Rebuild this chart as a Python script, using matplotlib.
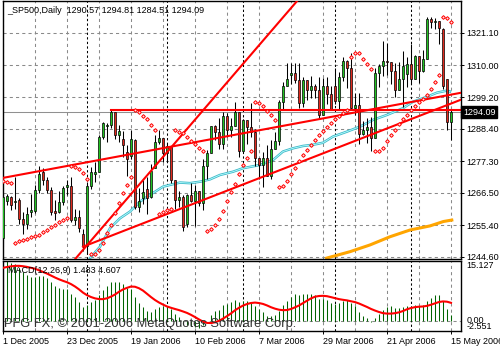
import numpy as np
import matplotlib
matplotlib.use("Agg")
import matplotlib.pyplot as plt
import matplotlib.transforms as mtransforms

plt.rcParams['font.family'] = ['Liberation Sans', 'DejaVu Sans']

# ---- daily bars, 1 Dec 2005 .. 15 May 2006 ----
opens = [1251.0, 1263.8, 1265.2, 1263.2, 1263.9, 1257.4, 1255.9, 1260.0, 1260.4, 1267.5,
         1273.7, 1271.0, 1267.5, 1260.3, 1260.1, 1263.2, 1268.6, 1268.9, 1257.2, 1258.4,
         1252.5, 1248.3, 1268.8, 1273.0, 1273.5, 1285.5, 1289.3, 1289.7, 1294.2, 1286.1,
         1285.0, 1280.5, 1279.0, 1284.5, 1261.8, 1264.9, 1267.9, 1265.0, 1274.9, 1283.9,
         1285.2, 1280.1, 1282.5, 1270.8, 1264.0, 1265.0, 1256.0, 1265.7, 1263.8, 1267.0,
         1262.9, 1275.5, 1280.0, 1289.4, 1287.2, 1283.0, 1292.7, 1287.8, 1289.4, 1294.1,
         1280.7, 1291.2, 1289.1, 1287.2, 1278.3, 1275.9, 1278.5, 1272.2, 1281.6, 1284.1,
         1297.5, 1303.0, 1306.9, 1307.3, 1305.1, 1297.2, 1305.0, 1301.7, 1302.9, 1301.6,
         1293.2, 1302.9, 1300.3, 1303.0, 1297.8, 1305.9, 1311.6, 1309.0, 1295.5, 1296.6,
         1286.6, 1288.1, 1289.1, 1285.3, 1307.3, 1309.9, 1311.5, 1311.3, 1308.1, 1301.7,
         1305.4, 1307.0, 1310.6, 1305.2, 1313.2, 1308.1, 1312.3, 1325.8, 1324.7, 1325.1,
         1322.6, 1305.3, 1290.57]
highs = [1266.5, 1266.0, 1265.5, 1272.0, 1264.9, 1260.0, 1261.5, 1266.0, 1269.2, 1275.8,
         1275.0, 1272.0, 1268.5, 1263.9, 1267.0, 1268.8, 1270.9, 1271.8, 1261.0, 1260.5,
         1254.0, 1270.2, 1275.4, 1276.9, 1286.1, 1290.8, 1290.5, 1294.9, 1294.2, 1289.5,
         1287.6, 1282.9, 1288.0, 1285.0, 1268.2, 1271.0, 1271.9, 1276.4, 1286.4, 1287.9,
         1285.2, 1283.4, 1282.5, 1270.9, 1267.0, 1265.8, 1266.0, 1270.0, 1269.0, 1267.0,
         1278.2, 1281.0, 1289.4, 1289.8, 1292.1, 1294.2, 1293.8, 1292.1, 1297.6, 1294.1,
         1291.8, 1291.2, 1297.3, 1288.2, 1278.3, 1280.3, 1282.7, 1284.4, 1287.4, 1298.1,
         1304.4, 1310.9, 1310.9, 1310.9, 1310.9, 1306.0, 1305.0, 1306.5, 1303.7, 1306.2,
         1305.6, 1306.2, 1303.0, 1309.2, 1307.6, 1312.8, 1312.0, 1314.1, 1300.7, 1300.7,
         1290.9, 1292.1, 1292.5, 1309.0, 1310.4, 1318.2, 1317.7, 1311.3, 1310.8, 1311.0,
         1315.0, 1313.0, 1317.2, 1313.7, 1313.2, 1315.1, 1326.5, 1326.7, 1326.1, 1325.2,
         1322.7, 1305.5, 1294.81]
lows = [1249.5, 1262.5, 1260.5, 1260.9, 1256.0, 1252.5, 1254.2, 1258.4, 1259.6, 1266.5,
        1269.0, 1266.5, 1259.0, 1257.2, 1259.5, 1262.5, 1265.9, 1256.5, 1255.5, 1253.0,
        1246.6, 1245.7, 1267.7, 1270.3, 1273.5, 1284.8, 1283.8, 1288.5, 1285.0, 1283.8,
        1278.6, 1272.1, 1277.9, 1260.9, 1260.0, 1262.8, 1259.4, 1264.7, 1274.9, 1283.0,
        1276.9, 1277.1, 1269.7, 1261.0, 1261.6, 1253.6, 1254.8, 1263.4, 1255.0, 1261.9,
        1260.8, 1271.1, 1280.0, 1284.6, 1281.3, 1281.3, 1285.6, 1285.6, 1289.4, 1278.7,
        1280.7, 1283.2, 1285.5, 1275.7, 1271.1, 1268.4, 1272.2, 1271.1, 1281.4, 1282.7,
        1294.9, 1303.0, 1303.8, 1304.0, 1295.6, 1295.8, 1298.1, 1298.9, 1299.0, 1291.8,
        1293.2, 1296.7, 1294.9, 1296.7, 1294.7, 1304.8, 1302.4, 1294.7, 1293.2, 1283.0,
        1286.4, 1283.4, 1280.7, 1285.3, 1302.8, 1306.4, 1306.8, 1303.8, 1299.2, 1301.7,
        1295.8, 1302.8, 1303.5, 1305.2, 1303.9, 1307.9, 1312.3, 1322.9, 1322.5, 1317.4,
        1302.0, 1288.0, 1284.51]
closes = [1265.1, 1265.3, 1262.2, 1263.7, 1257.4, 1255.8, 1259.4, 1260.7, 1267.5, 1273.0,
          1270.9, 1267.5, 1260.0, 1259.7, 1263.3, 1268.2, 1269.3, 1257.2, 1258.4, 1254.4,
          1248.3, 1268.8, 1273.5, 1273.5, 1285.5, 1290.2, 1289.7, 1294.2, 1286.1, 1287.6,
          1282.9, 1277.9, 1285.0, 1261.5, 1263.8, 1266.9, 1264.7, 1273.8, 1283.7, 1285.2,
          1280.1, 1282.5, 1270.8, 1264.0, 1265.0, 1254.8, 1265.7, 1263.8, 1267.0, 1262.9,
          1275.5, 1280.0, 1289.4, 1287.2, 1283.0, 1292.7, 1287.8, 1289.4, 1294.1, 1280.7,
          1291.2, 1289.1, 1287.2, 1278.3, 1275.9, 1278.5, 1272.2, 1281.4, 1284.1, 1297.5,
          1303.0, 1305.3, 1307.3, 1305.1, 1297.2, 1305.0, 1301.7, 1303.0, 1301.6, 1293.2,
          1302.9, 1300.3, 1294.9, 1297.8, 1305.9, 1311.6, 1309.0, 1295.5, 1296.6, 1286.6,
          1288.1, 1289.1, 1285.3, 1307.3, 1309.9, 1311.5, 1311.3, 1308.1, 1301.7, 1305.4,
          1309.7, 1310.6, 1305.2, 1313.2, 1308.1, 1312.3, 1325.8, 1324.7, 1325.1, 1322.9,
          1303.0, 1290.6, 1294.09]

date_labels = ['1 Dec 2005', '23 Dec 2005', '19 Jan 2006', '10 Feb 2006',
               '7 Mar 2006', '29 Mar 2006', '21 Apr 2006', '15 May 2006']
date_bars = [0, 16, 32, 48, 64, 80, 96, 112]
month_start_bars = [21, 41, 60, 83, 102]
price_ticks = [1244.60, 1255.40, 1266.50, 1277.30, 1288.40, 1299.20, 1310.00, 1321.10]

# moving averages (bar, price)
ma50_bars = [21.75, 24.25, 26.75, 29.25, 31.75, 34.25, 36.75, 40, 41.75, 44.25, 46.75,
             49.25, 51.75, 54.25, 57.5, 60, 64.25, 67.5, 70, 72.5, 75, 77.5, 80, 82.5,
             86, 89.25, 92.5, 96, 100, 102.5, 106, 108.5, 111, 111.75]
ma50_vals = [1244.2, 1248.1, 1254.4, 1257.8, 1260.1, 1263.5, 1265.8, 1268.6, 1269.2,
             1270.0, 1269.8, 1270.3, 1271.1, 1272.6, 1273.7, 1274.9, 1276.0, 1277.7,
             1280.6, 1281.7, 1282.5, 1282.9, 1283.6, 1285.7, 1287.4, 1289.1, 1291.4,
             1293.1, 1295.4, 1297.6, 1299.3, 1300.7, 1301.4, 1301.1]
ma200_bars = [80.9, 86.75, 91.75, 96.75, 101.75, 106.75, 110.1, 112.2]
ma200_vals = [1244.2, 1246.4, 1248.7, 1251.5, 1253.8, 1255.2, 1256.7, 1257.2]

# trend lines (bar, price)
hline_start, hline_price = 27, 1294.8
steep_a, steep_b = (20, 1247.0), (62, 1313.7)
upper_a, upper_b = (0, 1271.6), (114.25, 1300.6)
lower_a, lower_b = (20, 1248.1), (114.5, 1298.3)
bid = 1294.09

# MACD seeds (state before the first visible bar)
ema12_seed, ema26_seed, signal_seed = 1248.5, 1233.7, 13.2


def ema(vals, prev, n):
    a = 2.0 / (n + 1)
    out = []
    for v in vals:
        prev = prev + a * (v - prev)
        out.append(prev)
    return np.array(out)


def psar(high, low, sar, ep, up, step=0.02, top=0.2):
    af = step
    out = []
    for i in range(len(high)):
        if i > 0:
            sar = sar + af * (ep - sar)
            prev = [low[i - 1], low[max(i - 2, 0)]] if up else [high[i - 1], high[max(i - 2, 0)]]
            sar = min([sar] + prev) if up else max([sar] + prev)
        if up and low[i] < sar:
            up, sar, ep, af = False, ep, low[i], step
        elif (not up) and high[i] > sar:
            up, sar, ep, af = True, ep, high[i], step
        else:
            if up and high[i] > ep:
                ep, af = high[i], min(af + step, top)
            if (not up) and low[i] < ep:
                ep, af = low[i], min(af + step, top)
        out.append(sar)
    return np.array(out)


o = np.array(opens); h = np.array(highs); l = np.array(lows); c = np.array(closes)
x = np.arange(len(c))
sar = psar(h, l, 1270.6, 1249.5, False)
macd = ema(c, ema12_seed, 12) - ema(c, ema26_seed, 26)
ext = np.concatenate([[signal_seed] * 8, macd])
signal = np.convolve(ext, np.ones(9) / 9, mode='valid')

fig = plt.figure(figsize=(5, 3.5), dpi=100, facecolor='white')
ax = fig.add_axes([2.5 / 500, 91 / 350, 458.5 / 500, 258 / 350])
ax2 = fig.add_axes([2.5 / 500, 19 / 350, 458.5 / 500, 70 / 350])

grid_kw = dict(color='#8a8a8a', lw=0.75, ls=(0, (3, 3)), zorder=0)
sep_kw = dict(color='black', lw=0.75, ls=(0, (2.2, 2.2)), zorder=1)
for a in (ax, ax2):
    a.set_xlim(-0.125, 114.5)
    for b in range(0, 113, 8):
        a.axvline(b, **grid_kw)
    for b in month_start_bars:
        a.axvline(b, **sep_kw)
    for s in a.spines.values():
        s.set_color('black'); s.set_linewidth(1)
for p in price_ticks:
    ax.axhline(p, **grid_kw)
ax2.axhline(0, **grid_kw)

ax.set_ylim(1243.9, 1332.0)
ax.axhline(bid, color='#909090', lw=0.75, zorder=1)

ax.plot(ma200_bars, ma200_vals, color='#ffa500', lw=2.2, zorder=2)
ax.plot(ma50_bars, ma50_vals, color='#3fb8c8', lw=1.8, zorder=2)
ax.plot(ma50_bars, ma50_vals, color='#b8ffff', lw=0.6, zorder=2)

up = c >= o
ax.vlines(x, l, h, color='black', lw=0.75, zorder=3)
body = np.maximum(np.abs(c - o), 0.15)
ax.bar(x, body, bottom=np.minimum(o, c), width=0.72,
       color=np.where(up, '#22c322', '#e02a1e'), edgecolor='black', linewidth=0.5, zorder=4)

red = '#ff0000'
ax.plot([hline_start, 114.5], [hline_price, hline_price], color=red, lw=1.5, zorder=5)
ax.axline(steep_a, steep_b, color=red, lw=1.5, zorder=5)
ax.axline(upper_a, upper_b, color=red, lw=1.5, zorder=5)
ax.plot([lower_a[0], lower_b[0]], [lower_a[1], lower_b[1]], color=red, lw=1.5, zorder=5)
ax.plot(x, sar, ls='none', marker='D', ms=1.9, mfc='#ffe0e0', mec=red, mew=0.7, zorder=6)

ax.set_xticks([])
ax.yaxis.tick_right()
ax.set_yticks(price_ticks)
ax.set_yticklabels(['%.2f' % p for p in price_ticks])
ax.tick_params(axis='y', length=2.2, width=0.7, pad=1.5, labelsize=6.5, colors='black')
trans = mtransforms.blended_transform_factory(ax.transAxes, ax.transData)
ax.text(1.004, bid, '%.2f' % bid, transform=trans, ha='left', va='center', fontsize=6.5,
        color='white', zorder=10, clip_on=False,
        bbox=dict(boxstyle='square,pad=0.2', fc='black', ec='black'))
ax.text(0.011, 0.965, '_SP500,Daily  %.2f %.2f %.2f %.2f' % (opens[-1], highs[-1], lows[-1], closes[-1]),
        transform=ax.transAxes, fontsize=6.5, ha='left', va='center')

ax2.set_ylim(-2.551, 15.127)
ax2.vlines(x, 0, macd, color='#006400', lw=0.75, zorder=2)
ax2.plot(x, signal, color=red, lw=1.5, zorder=3)
ax2.set_yticks([])
tr2 = mtransforms.blended_transform_factory(ax2.transAxes, ax2.transData)
for val, txt, va in [(15.127, '15.127', 'top'), (0, '0.00', 'center'), (-2.551, '-2.551', 'bottom')]:
    ax2.text(1.012, val, txt, transform=tr2, ha='left', va=va, fontsize=6.5, clip_on=False)
ax2.text(0.011, 0.86, 'MACD(12,26,9) 1.483 4.607', transform=ax2.transAxes,
         fontsize=6.5, ha='left', va='center')
ax2.text(0.003, 0.1, 'PFG FX, \u00a9 2001-2006 MetaQuotes Software Corp.', transform=ax2.transAxes,
         fontsize=9.3, ha='left', va='center', color='#303030', zorder=8)
ax2.set_xticks(date_bars)
ax2.set_xticklabels(date_labels, ha='left')
ax2.tick_params(axis='x', length=2.5, width=0.7, pad=1.5, labelsize=6.5)

fig.savefig('out.png', dpi=100, facecolor='white')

◆ **What is asked**:
Please extract exactly the lines of the data, from the first through the line containing "plt.rcParams['font.family'] = ['Liberation", and add no pictures to the copy.

◆ **Task result**:
Rebuild this chart as a Python script, using matplotlib.
import numpy as np
import matplotlib
matplotlib.use("Agg")
import matplotlib.pyplot as plt
import matplotlib.transforms as mtransforms

plt.rcParams['font.family'] = ['Liberation Sans', 'DejaVu Sans']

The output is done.